I recently took Burris Optics up on their slogan Find What Matters, and made a visit to their factory in Greeley, Colorado, to find out what matters to them.
When I learned that Burris is headquartered less than an hour’s drive from my in-laws’ house where we’d be celebrating Christmas, I sent an email asking about a tour. Angie Straka, the Administrative and Facilities Supervisor, said she’d be glad to show me around and we quickly settled on a date and time. Unfortunately, Ms. Straka was ill when I showed up, so I was left in the very capable hands of Kevin Smith, Burris’ Purchasing Manager, and Jerry Reinhardt, the Director of Manufacturing.
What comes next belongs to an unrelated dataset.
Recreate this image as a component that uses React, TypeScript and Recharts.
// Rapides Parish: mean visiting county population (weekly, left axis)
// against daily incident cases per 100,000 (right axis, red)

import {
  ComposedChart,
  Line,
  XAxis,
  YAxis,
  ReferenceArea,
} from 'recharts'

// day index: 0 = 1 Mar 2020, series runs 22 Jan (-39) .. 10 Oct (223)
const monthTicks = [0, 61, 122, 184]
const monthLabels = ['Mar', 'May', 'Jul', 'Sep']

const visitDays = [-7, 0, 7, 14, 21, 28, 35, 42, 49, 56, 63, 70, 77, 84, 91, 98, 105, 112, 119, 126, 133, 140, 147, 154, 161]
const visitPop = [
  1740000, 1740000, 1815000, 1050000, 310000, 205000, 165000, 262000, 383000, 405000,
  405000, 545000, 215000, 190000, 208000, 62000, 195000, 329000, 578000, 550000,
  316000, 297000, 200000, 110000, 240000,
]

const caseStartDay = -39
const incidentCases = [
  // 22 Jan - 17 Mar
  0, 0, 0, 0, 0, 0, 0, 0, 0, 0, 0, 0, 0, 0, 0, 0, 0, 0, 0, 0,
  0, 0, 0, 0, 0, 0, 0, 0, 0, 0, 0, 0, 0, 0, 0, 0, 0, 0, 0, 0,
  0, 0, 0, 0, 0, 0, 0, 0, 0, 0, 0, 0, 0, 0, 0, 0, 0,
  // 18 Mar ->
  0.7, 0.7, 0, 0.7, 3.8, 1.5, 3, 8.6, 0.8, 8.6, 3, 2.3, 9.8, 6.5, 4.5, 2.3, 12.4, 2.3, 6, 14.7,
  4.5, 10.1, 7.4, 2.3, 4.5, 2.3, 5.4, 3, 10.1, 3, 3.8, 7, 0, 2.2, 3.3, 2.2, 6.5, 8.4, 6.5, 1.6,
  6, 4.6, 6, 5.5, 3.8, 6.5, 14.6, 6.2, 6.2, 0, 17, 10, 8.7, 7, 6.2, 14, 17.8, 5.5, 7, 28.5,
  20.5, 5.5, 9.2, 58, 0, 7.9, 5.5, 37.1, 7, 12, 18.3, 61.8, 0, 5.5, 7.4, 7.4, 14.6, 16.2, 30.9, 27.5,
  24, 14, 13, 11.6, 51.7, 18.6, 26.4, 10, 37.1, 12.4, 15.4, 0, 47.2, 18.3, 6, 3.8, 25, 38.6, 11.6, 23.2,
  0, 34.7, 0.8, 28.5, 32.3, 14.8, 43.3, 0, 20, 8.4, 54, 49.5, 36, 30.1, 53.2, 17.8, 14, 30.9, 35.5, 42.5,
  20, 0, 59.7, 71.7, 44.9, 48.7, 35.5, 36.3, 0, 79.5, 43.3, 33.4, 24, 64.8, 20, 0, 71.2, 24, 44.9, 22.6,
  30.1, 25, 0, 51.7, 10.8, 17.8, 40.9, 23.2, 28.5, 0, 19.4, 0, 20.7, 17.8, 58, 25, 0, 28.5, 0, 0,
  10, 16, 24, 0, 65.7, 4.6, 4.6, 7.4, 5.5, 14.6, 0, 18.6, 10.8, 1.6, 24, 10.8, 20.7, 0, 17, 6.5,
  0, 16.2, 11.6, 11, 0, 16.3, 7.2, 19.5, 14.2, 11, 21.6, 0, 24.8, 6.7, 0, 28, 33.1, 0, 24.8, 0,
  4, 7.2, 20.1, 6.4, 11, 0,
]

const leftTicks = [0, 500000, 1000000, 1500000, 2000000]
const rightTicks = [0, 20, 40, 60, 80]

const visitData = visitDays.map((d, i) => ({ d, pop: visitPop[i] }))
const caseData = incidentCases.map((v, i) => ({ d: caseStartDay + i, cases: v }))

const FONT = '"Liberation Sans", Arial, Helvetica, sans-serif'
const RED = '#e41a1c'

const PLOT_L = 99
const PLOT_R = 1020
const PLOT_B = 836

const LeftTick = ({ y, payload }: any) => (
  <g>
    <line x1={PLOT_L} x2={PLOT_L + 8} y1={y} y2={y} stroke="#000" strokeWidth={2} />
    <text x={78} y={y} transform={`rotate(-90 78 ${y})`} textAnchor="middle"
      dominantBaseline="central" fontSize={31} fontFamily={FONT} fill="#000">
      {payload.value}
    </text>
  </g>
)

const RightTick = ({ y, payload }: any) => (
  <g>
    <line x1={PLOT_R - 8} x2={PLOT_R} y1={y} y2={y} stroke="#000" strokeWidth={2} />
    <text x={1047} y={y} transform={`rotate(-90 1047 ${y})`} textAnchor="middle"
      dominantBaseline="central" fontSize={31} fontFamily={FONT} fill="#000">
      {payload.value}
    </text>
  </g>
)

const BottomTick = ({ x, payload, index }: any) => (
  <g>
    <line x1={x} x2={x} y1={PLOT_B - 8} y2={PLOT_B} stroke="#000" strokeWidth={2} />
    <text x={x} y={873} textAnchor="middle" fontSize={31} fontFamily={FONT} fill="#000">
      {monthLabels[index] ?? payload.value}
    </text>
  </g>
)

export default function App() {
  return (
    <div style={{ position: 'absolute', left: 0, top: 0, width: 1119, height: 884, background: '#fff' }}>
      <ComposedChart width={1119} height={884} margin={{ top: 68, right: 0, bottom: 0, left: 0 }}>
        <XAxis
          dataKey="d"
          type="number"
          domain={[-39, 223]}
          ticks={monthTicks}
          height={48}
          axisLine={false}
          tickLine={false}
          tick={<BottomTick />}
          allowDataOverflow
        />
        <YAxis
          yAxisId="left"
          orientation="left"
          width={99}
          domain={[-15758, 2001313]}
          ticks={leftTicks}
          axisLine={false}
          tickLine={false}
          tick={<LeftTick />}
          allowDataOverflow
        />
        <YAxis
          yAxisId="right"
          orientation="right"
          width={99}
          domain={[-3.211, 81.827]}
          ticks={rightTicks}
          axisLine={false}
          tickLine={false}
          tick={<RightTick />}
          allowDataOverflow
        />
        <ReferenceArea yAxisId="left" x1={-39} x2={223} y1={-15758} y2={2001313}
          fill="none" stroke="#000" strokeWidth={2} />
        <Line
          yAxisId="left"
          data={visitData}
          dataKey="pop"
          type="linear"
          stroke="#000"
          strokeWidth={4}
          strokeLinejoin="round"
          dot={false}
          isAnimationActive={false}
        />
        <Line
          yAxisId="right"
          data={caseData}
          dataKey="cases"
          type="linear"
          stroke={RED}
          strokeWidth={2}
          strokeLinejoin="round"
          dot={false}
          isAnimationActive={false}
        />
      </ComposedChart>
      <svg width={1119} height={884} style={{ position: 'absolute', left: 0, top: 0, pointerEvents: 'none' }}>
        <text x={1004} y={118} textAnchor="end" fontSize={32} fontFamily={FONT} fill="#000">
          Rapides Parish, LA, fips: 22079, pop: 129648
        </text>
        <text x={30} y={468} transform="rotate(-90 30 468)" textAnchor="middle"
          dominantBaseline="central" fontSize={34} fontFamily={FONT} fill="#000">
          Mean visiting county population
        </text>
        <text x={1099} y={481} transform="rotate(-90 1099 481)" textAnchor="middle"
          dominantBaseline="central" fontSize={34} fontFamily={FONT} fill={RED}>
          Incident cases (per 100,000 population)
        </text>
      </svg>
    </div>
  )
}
Burris is a branch of the Beretta Holdings tree, but it has Redfield roots. Don Burris, the company’s founder and namesake, worked as a design engineer for Denver-based Redfield Optics before striking out on his own in 1971. He passed in 1987, and Burris was bought by Beretta fifteen years later. Today the company offers hunting and tactical scopes and sights, binoculars and spotting scopes, rings and mounts. New to their lineup is the Oracle Rangefinding Bow Sight, a product poised to revolutionize the sport of archery.
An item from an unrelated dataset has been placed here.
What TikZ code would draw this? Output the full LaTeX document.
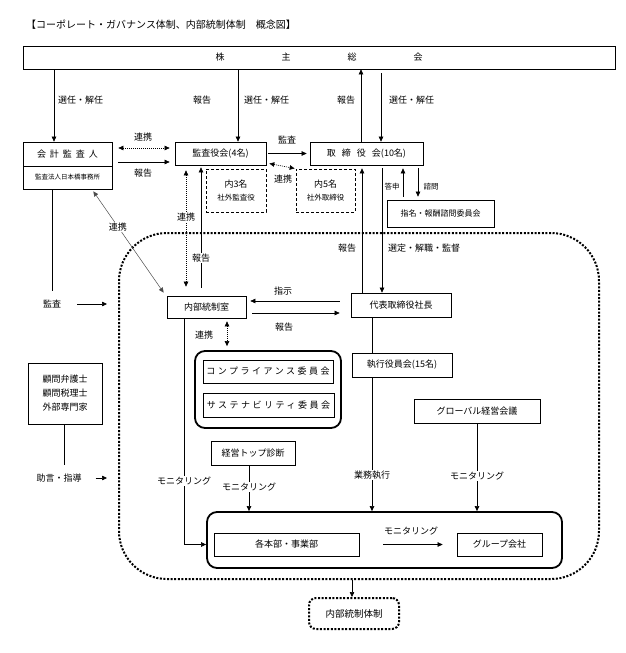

I’d been on factory tours before, and there isn’t a whole lot to say about CNC machines, anyway, but it was readily apparent that Burris isn’t just screwing a couple of pieces of glass into a tube. Not that any optic company is, I suppose, but one of Burris’ riflescopes, the Eliminator, includes nearly 200 different parts. With such delicate and diverse instrumentation, it should come as no surprise that debris is the bane of Burris Optics.
At one stage of the tour, I was led past a static and dust free clean room full of employees outfitted in hairnets and surgical gloves. They were assembling scopes, but they looked like they could’ve been splicing together dinosaur DNA just as easily, all in an attempt to avoid debris.
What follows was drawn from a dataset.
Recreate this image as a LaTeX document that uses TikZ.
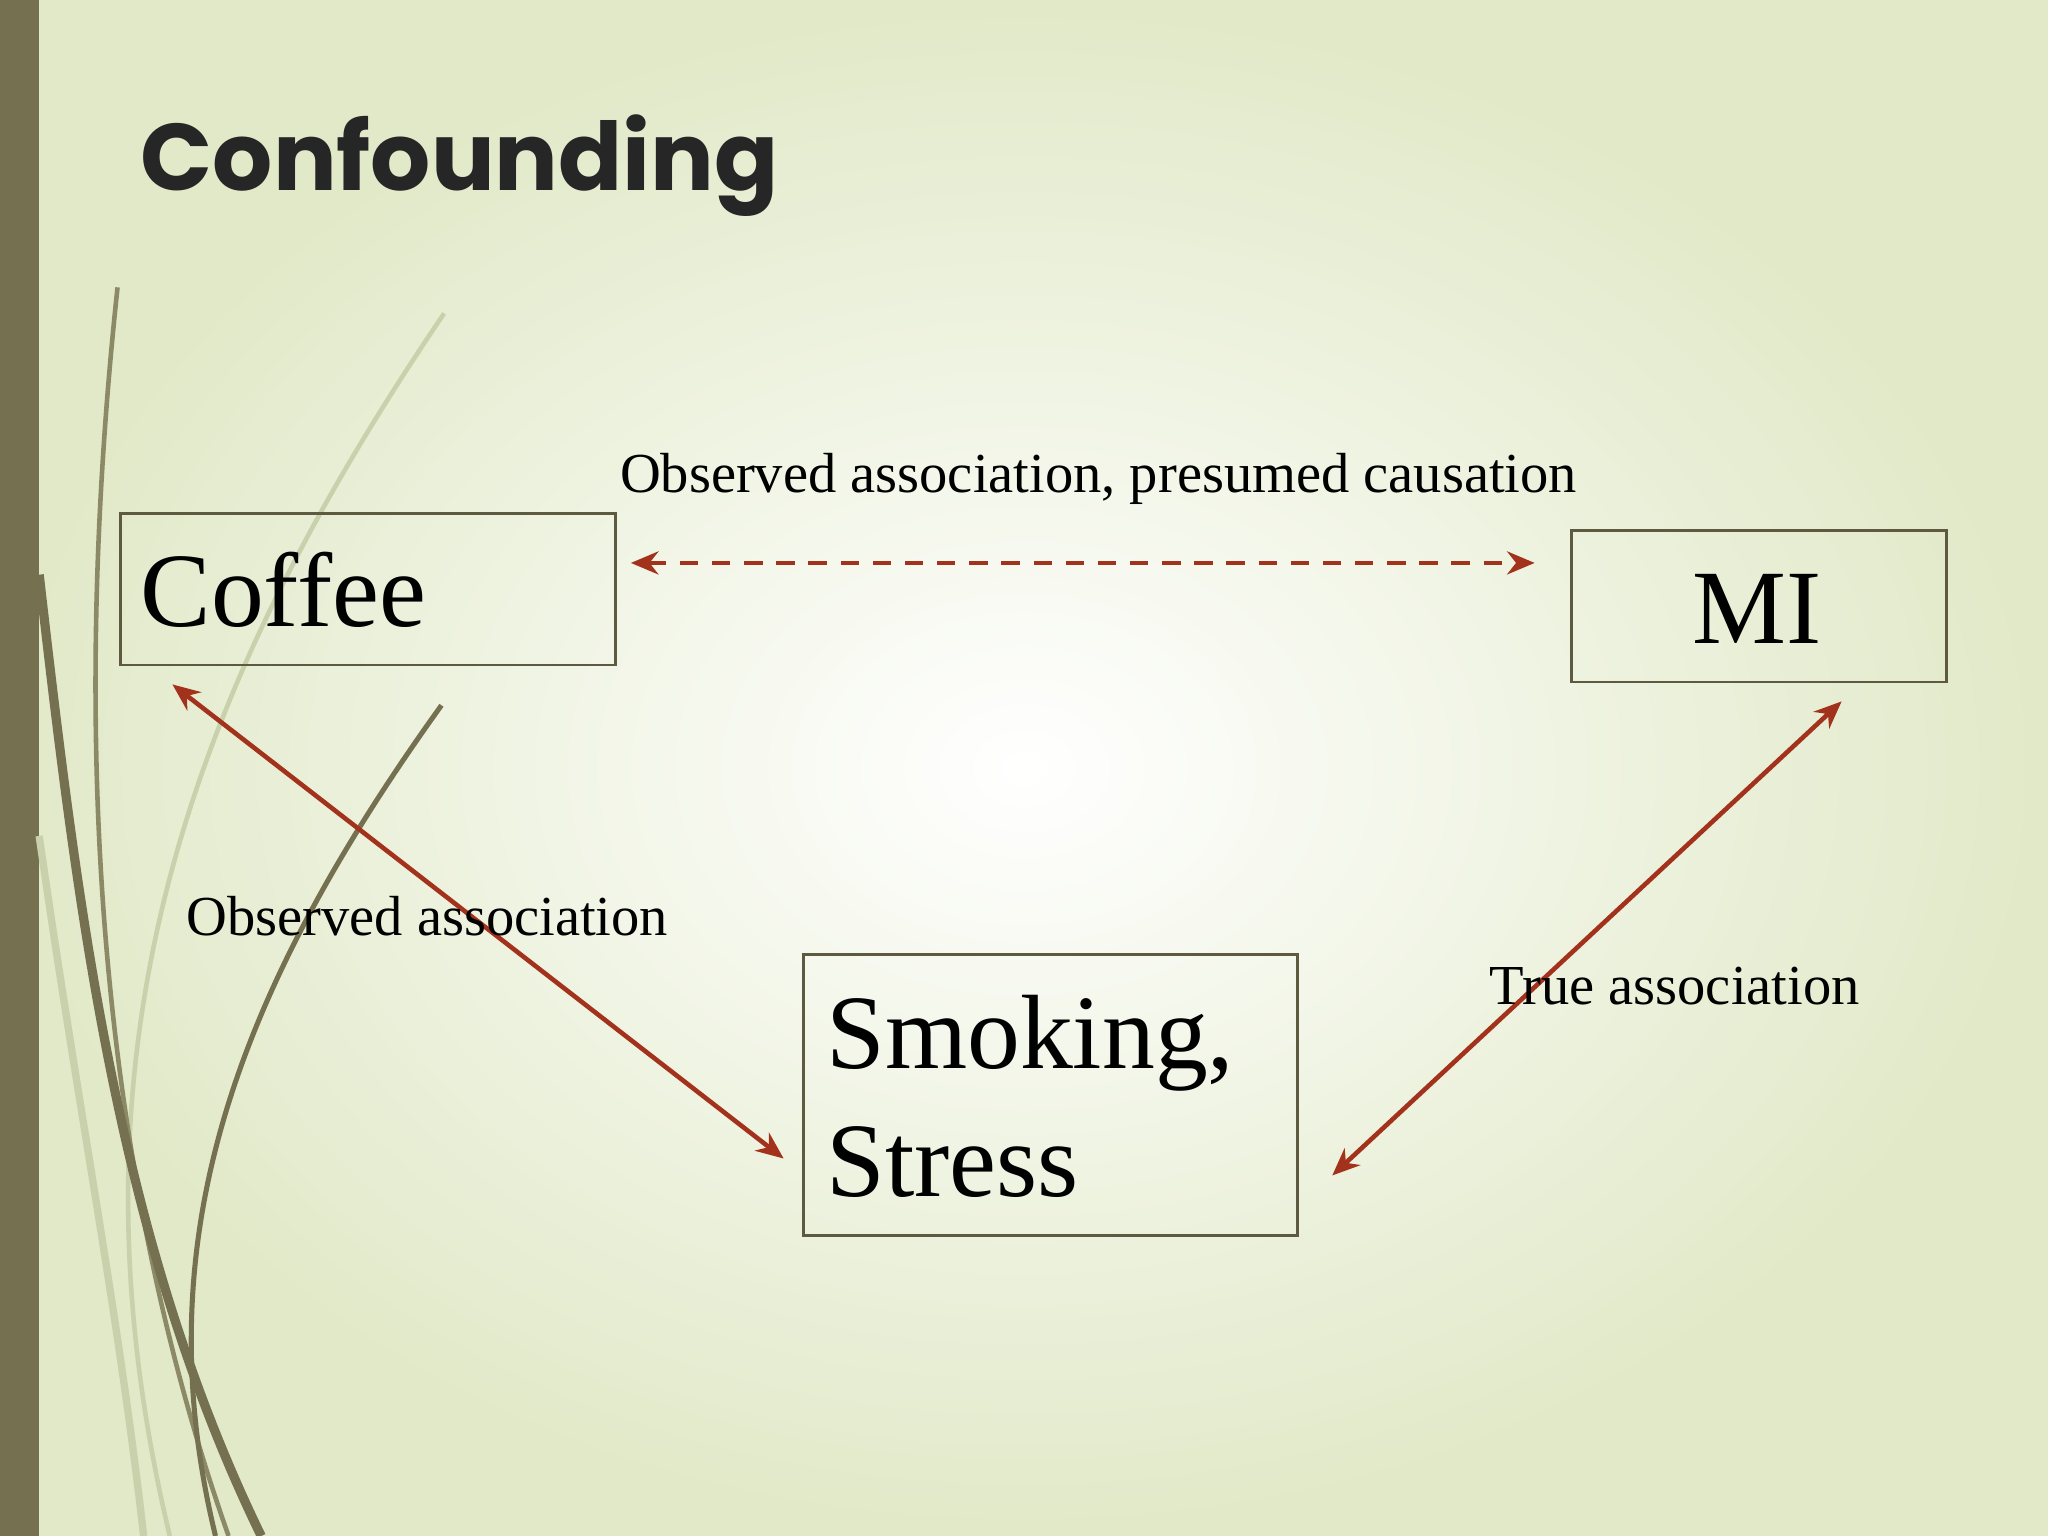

The most fascinating stop on the tour was the warranty room. Burris offers a lifetime warranty on their products, and one employee proudly led me to their Shelf of Fame where riflescopes that had been warped by house fires stood next to binoculars once buried in mud. Each had been either repaired and returned or happily replaced. The true trophy on the shelf, though, was a tactical scope that’d caught a ricochet in a shooting competition. It had a 9mm bullet buried just under its windage turret, but was miraculously still in working order.
I’d caught Burris in the middle of preparing for show season and felt guilty for taking their time, so we wrapped things up at the factory, and I met Kevin and Jerry at a local cafe for lunch. We had to ask the waitress to come back three different times because we were too busy swapping stories to look at a menu. Like old friends around a campfire, conversation came easy. I heard the tale of Jerry’s first elk and showed him a picture of my best whitetail.
We were shaking hands in the parking lot when I was reminded of an exchange with my father on the eve of his retirement from Oklahoma’s wildlife department.
“Dad, a lot of guys, after they retire, take another job and then work for a few years doing something they always wanted to do.”
His reply made me smile.
“Son, I’ve always done what I wanted to do.”
That seems to be the way of things at Burris. Kevin and Jerry and their coworkers aren’t just employees; they’re hunters and shooters, too, and Burris Optics is finding what matters – because they’re out on the ranges and ridges looking for it.